- _TASK INSTRUCTIONS_
Omit the pictures and print exactly the lines of the listing below, starting at the first and ending at the line containing "20000, 30000, 52000];".

- _INFORMATION PROVIDED_
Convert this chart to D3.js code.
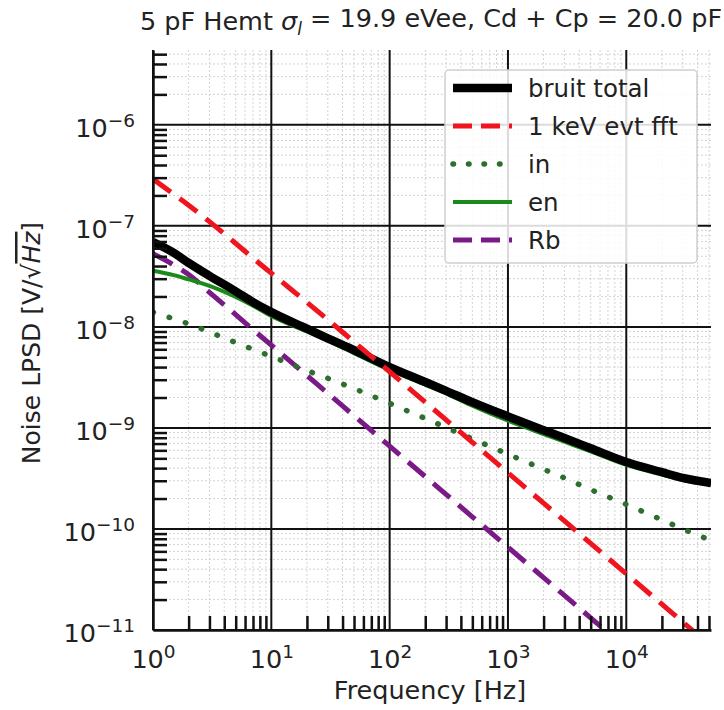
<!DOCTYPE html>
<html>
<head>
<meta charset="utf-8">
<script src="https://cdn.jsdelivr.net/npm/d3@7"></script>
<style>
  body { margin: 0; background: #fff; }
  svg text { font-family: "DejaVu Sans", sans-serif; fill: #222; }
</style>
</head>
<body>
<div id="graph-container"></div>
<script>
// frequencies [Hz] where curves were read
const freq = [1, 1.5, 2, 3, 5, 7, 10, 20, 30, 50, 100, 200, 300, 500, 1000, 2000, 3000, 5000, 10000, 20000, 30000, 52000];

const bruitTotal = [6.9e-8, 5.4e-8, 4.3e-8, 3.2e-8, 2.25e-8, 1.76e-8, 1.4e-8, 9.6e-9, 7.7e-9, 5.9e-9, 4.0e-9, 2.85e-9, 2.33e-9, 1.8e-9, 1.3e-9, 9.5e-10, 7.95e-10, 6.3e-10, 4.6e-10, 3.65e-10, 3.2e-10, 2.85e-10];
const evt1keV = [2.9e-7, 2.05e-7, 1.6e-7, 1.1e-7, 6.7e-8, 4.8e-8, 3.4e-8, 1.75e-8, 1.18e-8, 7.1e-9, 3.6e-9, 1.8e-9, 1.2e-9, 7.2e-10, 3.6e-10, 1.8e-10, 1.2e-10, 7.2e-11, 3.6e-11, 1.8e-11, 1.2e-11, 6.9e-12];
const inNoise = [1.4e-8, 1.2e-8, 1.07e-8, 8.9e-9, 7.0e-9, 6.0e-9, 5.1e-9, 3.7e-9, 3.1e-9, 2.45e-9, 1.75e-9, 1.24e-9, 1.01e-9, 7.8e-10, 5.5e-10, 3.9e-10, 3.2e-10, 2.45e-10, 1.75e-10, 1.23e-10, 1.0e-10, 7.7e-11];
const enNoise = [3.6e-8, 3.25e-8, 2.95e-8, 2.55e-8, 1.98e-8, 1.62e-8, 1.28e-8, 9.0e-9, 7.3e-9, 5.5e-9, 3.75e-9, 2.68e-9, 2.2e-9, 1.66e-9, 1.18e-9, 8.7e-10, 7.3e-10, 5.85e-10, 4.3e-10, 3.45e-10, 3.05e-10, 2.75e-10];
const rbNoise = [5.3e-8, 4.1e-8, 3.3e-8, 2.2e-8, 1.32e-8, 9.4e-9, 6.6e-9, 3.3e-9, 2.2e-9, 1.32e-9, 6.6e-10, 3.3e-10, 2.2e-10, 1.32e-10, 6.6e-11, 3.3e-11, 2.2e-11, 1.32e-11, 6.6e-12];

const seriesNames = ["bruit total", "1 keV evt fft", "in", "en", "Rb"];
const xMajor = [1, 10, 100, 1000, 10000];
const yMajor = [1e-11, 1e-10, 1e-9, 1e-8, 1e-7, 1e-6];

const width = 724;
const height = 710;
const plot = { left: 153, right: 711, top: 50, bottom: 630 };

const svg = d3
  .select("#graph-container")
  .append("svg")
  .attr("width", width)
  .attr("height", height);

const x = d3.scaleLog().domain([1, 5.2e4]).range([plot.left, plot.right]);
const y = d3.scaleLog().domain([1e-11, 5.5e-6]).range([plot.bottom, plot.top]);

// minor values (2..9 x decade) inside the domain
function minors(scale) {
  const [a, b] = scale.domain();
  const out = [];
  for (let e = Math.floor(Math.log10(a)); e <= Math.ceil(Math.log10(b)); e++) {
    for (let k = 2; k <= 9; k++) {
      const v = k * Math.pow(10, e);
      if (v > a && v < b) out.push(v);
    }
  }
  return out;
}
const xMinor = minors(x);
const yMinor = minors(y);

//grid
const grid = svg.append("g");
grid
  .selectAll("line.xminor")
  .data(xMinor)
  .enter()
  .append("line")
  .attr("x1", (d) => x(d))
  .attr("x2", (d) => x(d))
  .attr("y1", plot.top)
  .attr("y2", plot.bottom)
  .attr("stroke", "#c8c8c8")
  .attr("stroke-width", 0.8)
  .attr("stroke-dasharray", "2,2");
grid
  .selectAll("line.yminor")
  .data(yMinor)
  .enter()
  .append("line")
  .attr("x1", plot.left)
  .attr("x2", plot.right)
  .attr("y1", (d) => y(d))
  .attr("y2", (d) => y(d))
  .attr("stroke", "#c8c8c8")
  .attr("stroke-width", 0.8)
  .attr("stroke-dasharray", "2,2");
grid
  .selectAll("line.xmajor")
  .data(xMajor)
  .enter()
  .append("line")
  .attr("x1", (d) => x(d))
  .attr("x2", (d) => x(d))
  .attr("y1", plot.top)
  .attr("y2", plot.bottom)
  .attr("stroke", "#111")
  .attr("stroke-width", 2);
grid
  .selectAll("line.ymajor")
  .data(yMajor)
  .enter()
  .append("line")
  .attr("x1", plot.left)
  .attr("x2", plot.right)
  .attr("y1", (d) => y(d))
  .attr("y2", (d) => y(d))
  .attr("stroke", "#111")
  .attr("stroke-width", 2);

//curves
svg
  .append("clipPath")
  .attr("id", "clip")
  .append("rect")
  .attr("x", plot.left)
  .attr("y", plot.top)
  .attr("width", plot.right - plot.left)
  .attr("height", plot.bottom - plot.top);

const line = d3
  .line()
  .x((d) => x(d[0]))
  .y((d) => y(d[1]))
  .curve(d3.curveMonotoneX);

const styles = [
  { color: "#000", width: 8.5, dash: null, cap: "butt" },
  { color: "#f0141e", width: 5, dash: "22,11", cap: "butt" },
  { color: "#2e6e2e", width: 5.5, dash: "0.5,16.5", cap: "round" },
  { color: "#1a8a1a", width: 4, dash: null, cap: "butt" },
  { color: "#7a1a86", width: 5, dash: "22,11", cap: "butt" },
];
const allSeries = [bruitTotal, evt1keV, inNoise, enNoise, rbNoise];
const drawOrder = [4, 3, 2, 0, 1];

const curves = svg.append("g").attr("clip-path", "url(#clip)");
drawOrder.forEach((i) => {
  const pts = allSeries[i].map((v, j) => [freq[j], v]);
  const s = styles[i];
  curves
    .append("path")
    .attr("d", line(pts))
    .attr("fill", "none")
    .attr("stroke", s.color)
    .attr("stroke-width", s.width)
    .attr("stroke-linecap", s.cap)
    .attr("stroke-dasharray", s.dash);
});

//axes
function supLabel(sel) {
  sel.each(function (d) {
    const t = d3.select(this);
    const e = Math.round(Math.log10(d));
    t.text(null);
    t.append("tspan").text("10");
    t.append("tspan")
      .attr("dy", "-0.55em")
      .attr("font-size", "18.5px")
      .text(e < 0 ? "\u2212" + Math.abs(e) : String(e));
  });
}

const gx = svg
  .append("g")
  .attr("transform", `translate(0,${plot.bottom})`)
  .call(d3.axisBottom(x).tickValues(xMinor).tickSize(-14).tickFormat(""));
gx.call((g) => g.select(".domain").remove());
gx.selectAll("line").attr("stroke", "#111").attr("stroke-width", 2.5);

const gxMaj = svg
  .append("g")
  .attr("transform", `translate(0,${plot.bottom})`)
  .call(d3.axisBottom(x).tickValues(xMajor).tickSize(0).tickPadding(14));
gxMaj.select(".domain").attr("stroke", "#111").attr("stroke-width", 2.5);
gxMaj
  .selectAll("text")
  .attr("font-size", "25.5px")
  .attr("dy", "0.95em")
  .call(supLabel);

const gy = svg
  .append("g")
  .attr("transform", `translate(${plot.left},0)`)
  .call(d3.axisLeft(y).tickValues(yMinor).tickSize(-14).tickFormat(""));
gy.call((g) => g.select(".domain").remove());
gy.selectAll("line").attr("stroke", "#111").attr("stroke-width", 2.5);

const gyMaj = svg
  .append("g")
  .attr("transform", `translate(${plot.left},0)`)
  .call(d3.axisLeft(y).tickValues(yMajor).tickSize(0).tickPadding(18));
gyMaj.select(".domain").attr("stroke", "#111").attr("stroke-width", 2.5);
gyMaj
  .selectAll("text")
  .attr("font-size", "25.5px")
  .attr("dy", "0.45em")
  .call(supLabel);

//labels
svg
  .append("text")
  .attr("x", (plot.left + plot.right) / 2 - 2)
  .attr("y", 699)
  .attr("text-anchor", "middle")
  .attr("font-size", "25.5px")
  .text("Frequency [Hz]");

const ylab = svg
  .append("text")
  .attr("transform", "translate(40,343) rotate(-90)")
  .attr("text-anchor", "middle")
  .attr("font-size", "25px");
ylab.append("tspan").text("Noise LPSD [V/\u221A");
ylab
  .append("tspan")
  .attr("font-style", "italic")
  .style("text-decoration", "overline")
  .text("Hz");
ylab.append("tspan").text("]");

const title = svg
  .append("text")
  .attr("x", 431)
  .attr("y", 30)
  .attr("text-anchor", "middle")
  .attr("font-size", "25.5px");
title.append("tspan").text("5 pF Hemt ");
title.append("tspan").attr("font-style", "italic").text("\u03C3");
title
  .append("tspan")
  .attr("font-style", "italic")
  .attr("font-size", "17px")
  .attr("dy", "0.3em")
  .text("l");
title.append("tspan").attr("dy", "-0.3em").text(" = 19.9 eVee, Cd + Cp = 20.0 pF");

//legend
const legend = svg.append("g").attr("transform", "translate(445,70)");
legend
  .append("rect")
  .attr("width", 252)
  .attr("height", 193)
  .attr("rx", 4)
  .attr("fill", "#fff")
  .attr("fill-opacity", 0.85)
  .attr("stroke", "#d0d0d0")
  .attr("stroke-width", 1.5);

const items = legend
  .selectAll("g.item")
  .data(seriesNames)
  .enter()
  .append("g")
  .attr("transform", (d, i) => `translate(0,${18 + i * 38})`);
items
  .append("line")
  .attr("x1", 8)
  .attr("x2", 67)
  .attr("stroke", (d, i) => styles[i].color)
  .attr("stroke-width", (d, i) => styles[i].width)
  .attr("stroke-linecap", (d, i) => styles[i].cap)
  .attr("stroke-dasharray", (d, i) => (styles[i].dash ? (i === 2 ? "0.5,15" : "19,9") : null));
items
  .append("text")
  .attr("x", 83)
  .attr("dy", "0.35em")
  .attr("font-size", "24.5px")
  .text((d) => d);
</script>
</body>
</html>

- _TASK ANSWER_
Convert this chart to D3.js code.
<!DOCTYPE html>
<html>
<head>
<meta charset="utf-8">
<script src="https://cdn.jsdelivr.net/npm/d3@7"></script>
<style>
  body { margin: 0; background: #fff; }
  svg text { font-family: "DejaVu Sans", sans-serif; fill: #222; }
</style>
</head>
<body>
<div id="graph-container"></div>
<script>
// frequencies [Hz] where curves were read
const freq = [1, 1.5, 2, 3, 5, 7, 10, 20, 30, 50, 100, 200, 300, 500, 1000, 2000, 3000, 5000, 10000, 20000, 30000, 52000];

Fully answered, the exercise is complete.